The best way to transfer a single large file over a high-speed, high-latency WAN link

bandwidthfile-transfernetworkingtcp

This looks related to this one, but it's somewhat different.

There is this WAN link between two company sites, and we need to transfer a single very large file (Oracle dump, ~160 GB).

We've got full 100 Mbps bandwidth (tested), but looks like a single TCP connection just can't max it out due to how TCP works (ACKs, etc.). We tested the link with iperf, and results change dramatically when increasing the TCP Window Size: with base settings we get ~5 Mbps throughput, with a bigger WS we can get up to ~45 Mbps, but not any more than that. The network latency is around 10 ms.

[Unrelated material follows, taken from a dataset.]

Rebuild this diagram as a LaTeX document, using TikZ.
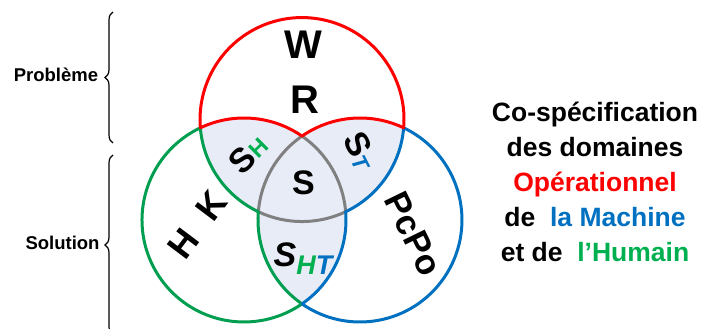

Out of curiosity, we ran iperf using more than a single connections, and we found that, when running four of them, they would indeed achieve a speed of ~25 Mbps each, filling up all the available bandwidth; so the key looks to be in running multiple simultaneous transfers.

With FTP, things get worse: even with optimized TCP settings (high Window Size, max MTU, etc.) we can't get more than 20 Mbps on a single transfer. We tried FTPing some big files at the same time, and indeed things got a lot better than when transferring a single one; but then the culprit became disk I/O, because reading and writing four big files from the same disk bottlenecks very soon; also, we don't seem to be able to split that single large file into smaller ones and then merge it back, at least not in acceptable times (obviously we can't spend splicing/merging back the file a time comparable to that of transferring it).

The ideal solution here would be a multithreaded tool that could transfer various chunks of the file at the same time; sort of like peer-to-peer programs like eMule or BitTorrent already do, but from a single source to a single destination. Ideally, the tool would allow us to choose how many parallel connections to use, and of course optimize disk I/O to not jump (too) madly between various sections of the file.

Does anyone know of such a tool?

Or, can anyone suggest a better solution and/or something we already didn't try?

P.S. We already thought of backing that up to tape/disk and physically sending it to destination; that would be our extreme measure if WAN just doesn't cut it, but, as A.S. Tanenbaum said, "Never underestimate the bandwidth of a station wagon full of tapes hurtling down the highway."

Best Answer

Searching for "high latency file transfer" brings up a lot of interesting hits. Clearly, this is a problem that both the CompSci community and the commercial community has put thougth into.

A few commercial offerings that appear to fit the bill:

  • FileCatalyst has products that can stream data over high-latency networks either using UDP or multiple TCP streams. They've got a lot of other features, too (on-the-fly compression, delta transfers, etc).

  • The fasp file transfer "technology" from Aspera appears to fit the bill for what you're looking for, as well.

In the open-source world, the uftp project looks promising. You don't particularly need its multicast capabilities, but the basic idea of blasting out a file to receivers, receiving NAKs for missed blocks at the end of the transfer, and then blasting out the NAK'd blocks (lather, rinse, repeat) sounds like it would do what you need, since there's no ACK'ing (or NAK'ing) from the receiver until after the file transfer has completed once. Assuming the network is just latent, and not lossy, this might do what you need, too.